Loro vi possono letteralmente insegnare a stare nel quartiere, sono loro che vi possono indicare chi sono le persone e realtà chiave da sentire, sono loro che possono aprirvi al quartiere e alle sue tante piccole comunità di portatori di interessi. Sono loro che quando farete “chiamata alle armi, abbiamo un centro da mostrarvi!” porteranno la gente a visitarlo e sono loro che in quell’occasione devono avere il ruolo dei protagonisti.
Voi fate da collante, da nodo di rete, da promotori, ma non vi arrogate (e non potrete farlo per un bel po’) il ruolo di “guide del quartiere”. Anzi, avere questa pretesa è la maniera più veloce di essere rigettati dal quartiere (che ha i suoi “anticorpi”)!
La vostra faccia pubblica dovrà essere quella del “Centro XYZ del Quartiere” e non “Noi siamo quelli del gruppo di organizzazioni” o del “Centro XYZ che appartiene a 7 organizzazioni”.
Voi siete ospiti cordialissimi e impegnatissimi a rendere omaggio alla lunga vita del quartiere, siete al suo servizio. Ripeto: questo vuol dire portare il quartiere dentro la progettazione e gestione del centro.
Diversamente, sicuramente avrete un centro da gestire, ma difficile da riempire di contenuti e di frequentatori per mooooolto tempo.

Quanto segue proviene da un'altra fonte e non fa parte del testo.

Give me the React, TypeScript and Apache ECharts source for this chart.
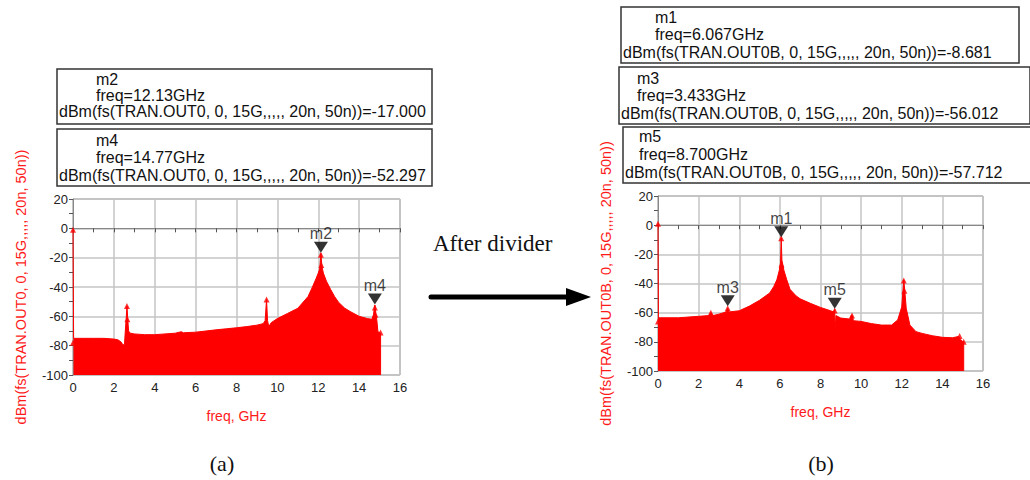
import React, { useEffect, useRef } from 'react';
import * as echarts from 'echarts';

// ---------- data ----------
// (a) spectrum of TRAN.OUT0 : [freq GHz, dBm]
const spectrumA: [number, number][] = [
  [0, -1], [0.03, -75], [0.5, -75], [1, -75], [1.5, -75], [2, -75.5], [2.2, -76], [2.35, -77.5],
  [2.45, -79.5], [2.52, -79], [2.55, -72], [2.6, -62], [2.64, -53], [2.68, -62], [2.72, -70],
  [2.8, -71.5], [3, -72], [3.5, -72.5], [4, -72.5], [4.5, -72], [5, -71.5], [5.3, -70.5],
  [5.4, -71.2], [6, -70.8], [6.5, -70], [7, -69.2], [7.5, -68.5], [8, -67.8], [8.5, -67],
  [9, -66], [9.3, -65], [9.4, -63], [9.47, -48.5], [9.52, -63], [9.58, -67], [9.7, -64.3],
  [10, -61.5], [10.5, -58], [11, -54.5], [11.5, -46.5], [11.7, -40.5], [11.9, -34], [12.0, -30.5],
  [12.08, -27], [12.13, -17], [12.18, -26], [12.25, -30.5], [12.4, -36], [12.6, -41.5], [12.8, -46.5],
  [13.0, -50.5], [13.3, -54.5], [13.6, -57], [14, -60], [14.4, -61.5], [14.62, -62], [14.7, -59],
  [14.77, -52.3], [14.82, -58], [14.87, -63], [14.92, -70.5], [15, -71], [15.05, -71.5], [15.05, -100],
];
const dotsA: [number, number][] = [
  [0, -1], [0, -78], [2.64, -53], [2.66, -62], [9.47, -48.5], [12.13, -18], [12.15, -25],
  [12.1, -31], [14.77, -54], [14.8, -59], [15.05, -71],
];
const markersA = [
  { name: 'm2', value: [12.13, -17.0] },
  { name: 'm4', value: [14.77, -52.297] },
];

// (b) spectrum of TRAN.OUT0B : [freq GHz, dBm]
const spectrumB: [number, number][] = [
  [0, 1], [0.02, -66], [0.05, -63.5], [1, -63.5], [2, -62.5], [2.5, -62], [2.6, -60], [2.7, -62],
  [3, -61], [3.35, -59.5], [3.43, -57], [3.5, -59.5], [4, -58.7], [4.5, -55.5], [5, -51.5],
  [5.5, -46.5], [5.7, -42], [5.85, -37.5], [5.97, -31], [6.03, -26], [6.067, -8.7], [6.1, -24],
  [6.2, -31], [6.34, -37.5], [6.5, -44], [6.8, -48.5], [7, -50.5], [7.5, -53.6], [8, -56.4],
  [8.5, -58.7], [8.65, -59.5], [8.7, -57.7], [8.72, -72], [8.76, -62], [9, -63.7], [9.45, -64.4],
  [9.5, -62], [9.57, -62], [9.62, -65.5], [10, -66], [10.5, -67.5], [11, -68.5], [11.5, -68.5],
  [11.8, -65], [12, -56], [12.1, -37.5], [12.15, -45], [12.22, -57], [12.4, -68.5], [12.7, -73],
  [13, -74.2], [13.5, -75.8], [14, -76.9], [14.5, -77.2], [14.8, -76.3], [14.9, -78.5],
  [15, -79.8], [15.05, -80], [15.05, -100],
];
const dotsB: [number, number][] = [
  [0, 1], [0, -66], [2.6, -60], [3.43, -57], [6.067, -9], [6.08, -27], [8.7, -58.5],
  [9.55, -62], [12.1, -38], [12.13, -45], [14.85, -76], [15.05, -80],
];
const markersB = [
  { name: 'm1', value: [6.067, -8.681] },
  { name: 'm3', value: [3.433, -56.012] },
  { name: 'm5', value: [8.7, -57.712] },
];

const xMin = 0, xMax = 16, xStep = 2;
const yMin = -100, yMax = 20, yStep = 20;

const titleA = 'dBm(fs(TRAN.OUT0, 0, 15G,,,,, 20n, 50n))';
const titleB = 'dBm(fs(TRAN.OUT0B, 0, 15G,,,,, 20n, 50n))';
const xTitle = 'freq, GHz';

const boxesA = [
  { lines: ['m2', 'freq=12.13GHz', 'dBm(fs(TRAN.OUT0, 0, 15G,,,,, 20n, 50n))=-17.000'] },
  { lines: ['m4', 'freq=14.77GHz', 'dBm(fs(TRAN.OUT0, 0, 15G,,,,, 20n, 50n))=-52.297'] },
];
const boxesB = [
  { lines: ['m1', 'freq=6.067GHz', 'dBm(fs(TRAN.OUT0B, 0, 15G,,,,, 20n, 50n))=-8.681'] },
  { lines: ['m3', 'freq=3.433GHz', 'dBm(fs(TRAN.OUT0B, 0, 15G,,,,, 20n, 50n))=-56.012'] },
  { lines: ['m5', 'freq=8.700GHz', 'dBm(fs(TRAN.OUT0B, 0, 15G,,,,, 20n, 50n))=-57.712'] },
];

const FONT = "'Liberation Sans', Arial, sans-serif";
const SERIF = "'Liberation Serif', 'Times New Roman', serif";
const RED = '#ff0000';
const TITLE_RED = '#ff1a1a';

function xAxisCfg(i: number) {
  return {
    type: 'value', gridIndex: i, min: xMin, max: xMax, interval: xStep,
    name: xTitle, nameLocation: 'middle', nameGap: 34,
    nameTextStyle: { color: TITLE_RED, fontSize: 14, fontFamily: FONT },
    axisLine: { show: true, lineStyle: { color: '#888', width: 1 } },
    axisTick: { show: true, inside: false, length: 4, lineStyle: { color: '#555' } },
    minorTick: { show: true, splitNumber: 2, length: 4, lineStyle: { color: '#555' } },
    splitLine: { show: true, lineStyle: { color: '#c4c4c4', width: 1.5 } },
    axisLabel: { color: '#222', fontSize: 13, fontFamily: FONT, margin: 6 },
  };
}
function yAxisCfg(i: number, name: string) {
  return {
    type: 'value', gridIndex: i, min: yMin, max: yMax, interval: yStep,
    name, nameLocation: 'middle', nameRotate: 90, nameGap: 45,
    nameTextStyle: { color: TITLE_RED, fontSize: 14.5, fontFamily: FONT },
    axisLine: { show: true, lineStyle: { color: '#888', width: 1 } },
    axisTick: { show: true, inside: false, length: 4, lineStyle: { color: '#555' } },
    minorTick: { show: true, splitNumber: 2, length: 4, lineStyle: { color: '#555' } },
    splitLine: { show: true, lineStyle: { color: '#c4c4c4', width: 1.5 } },
    axisLabel: { color: '#222', fontSize: 13, fontFamily: FONT, margin: 5 },
  };
}

function seriesFor(i: number, spec: [number, number][], dots: [number, number][], markers: any[]) {
  return [
    {
      type: 'line', xAxisIndex: i, yAxisIndex: i, data: spec, symbol: 'none',
      lineStyle: { color: RED, width: 1 },
      areaStyle: { color: RED, opacity: 1, origin: 'start' },
      z: 2,
    },
    {
      type: 'scatter', xAxisIndex: i, yAxisIndex: i, data: dots, symbol: 'triangle', symbolSize: 6,
      itemStyle: { color: RED }, z: 3,
    },
    {
      type: 'scatter', xAxisIndex: i, yAxisIndex: i, data: markers,
      symbol: 'path://M0,0L14,0L7,11Z', symbolSize: [14, 11], symbolOffset: [0, -6],
      itemStyle: { color: '#000' }, z: 4,
      label: {
        show: true, position: 'top', distance: 0, formatter: (p: any) => p.name,
        color: '#111', fontSize: 16, fontFamily: FONT,
      },
    },
  ];
}

function boxGraphics(boxes: { lines: string[] }[], geo: any[]) {
  const out: any[] = [];
  boxes.forEach((b, k) => {
    const g = geo[k];
    out.push({
      type: 'rect', shape: { x: g.x, y: g.y, width: g.w, height: g.h },
      style: { fill: '#fff', stroke: '#333', lineWidth: 1.5 }, z: 10,
    });
    b.lines.forEach((t, j) => {
      out.push({
        type: 'text', x: j === 2 ? g.tx2 : g.tx1, y: g.ly[j], z: 11,
        style: { text: t, fill: '#111', fontSize: 16, fontFamily: FONT, verticalAlign: 'middle' },
      });
    });
  });
  return out;
}

export default function App() {
  const ref = useRef<HTMLDivElement>(null);
  useEffect(() => {
    if (!ref.current) return;
    const chart = echarts.init(ref.current, null, { renderer: 'svg' });
    const graphics = [
      ...boxGraphics(boxesA, [
        { x: 57, y: 69, w: 375, h: 55, tx1: 96, tx2: 59, ly: [79, 95, 111] },
        { x: 57, y: 129, w: 375, h: 57, tx1: 96, tx2: 59, ly: [140, 157, 175] },
      ]),
      ...boxGraphics(boxesB, [
        { x: 621, y: 7, w: 398, h: 56, tx1: 655, tx2: 623, ly: [17, 34, 52] },
        { x: 619, y: 67, w: 411, h: 57, tx1: 637, tx2: 621, ly: [78, 95, 113] },
        { x: 623, y: 127, w: 412, h: 56, tx1: 639, tx2: 625, ly: [136, 154, 172] },
      ]),
      {
        type: 'text', x: 433, y: 243, z: 11,
        style: { text: 'After divider', fill: '#111', fontSize: 23, fontFamily: SERIF, verticalAlign: 'middle' },
      },
      {
        type: 'line', z: 11, shape: { x1: 431, y1: 297, x2: 570, y2: 297 },
        style: { stroke: '#000', lineWidth: 5, lineCap: 'round' },
      },
      {
        type: 'polygon', z: 11, shape: { points: [[566, 288], [591, 297], [566, 306]] },
        style: { fill: '#000' },
      },
      {
        type: 'text', x: 222, y: 463, z: 11,
        style: { text: '(a)', fill: '#111', fontSize: 22, fontFamily: SERIF, align: 'center', verticalAlign: 'middle' },
      },
      {
        type: 'text', x: 821, y: 463, z: 11,
        style: { text: '(b)', fill: '#111', fontSize: 22, fontFamily: SERIF, align: 'center', verticalAlign: 'middle' },
      },
    ];
    chart.setOption({
      animation: false,
      backgroundColor: '#fff',
      grid: [
        { left: 73, top: 199, width: 327, height: 176, show: true, borderColor: '#888', borderWidth: 1, backgroundColor: 'transparent' },
        { left: 658, top: 196, width: 325, height: 175, show: true, borderColor: '#888', borderWidth: 1, backgroundColor: 'transparent' },
      ],
      xAxis: [xAxisCfg(0), xAxisCfg(1)],
      yAxis: [yAxisCfg(0, titleA), yAxisCfg(1, titleB)],
      series: [
        ...seriesFor(0, spectrumA, dotsA, markersA),
        ...seriesFor(1, spectrumB, dotsB, markersB),
      ],
      graphic: graphics,
    });
    return () => chart.dispose();
  }, []);
  return <div ref={ref} style={{ position: 'absolute', left: 0, top: 0, width: 1030, height: 480 }} />;
}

Chiusura: sai cosa vogliono gli enti di erogazione su questi progetti, ben disponibili a metterci tanti bei soldini? Co-progettazione, co-gestione, economie circolari di comunità, parternariati ampi e di lunga durata… insomma, l’esatto contrario di aprire il “nostro centro” a casa d’altri! 😉
Chiusura delle chiusure: in una progetto del genere, le donazioni dagli abitanti arrivano come conseguenza di tutto questo lavoro di presenza generosa, attenta, coinvolgente e disponibile nel quartiere.
E, togliendo di mezzo banchetti, pesche e lotterie e altro di simile (che schifo non fa, anzi, fateli! Ma non è propriamente una donazione…) le donazioni arriveranno quando le persone vi saranno riconoscenti di essere lì con loro.
Un caro saluto, fateci sapere come vi muoverete!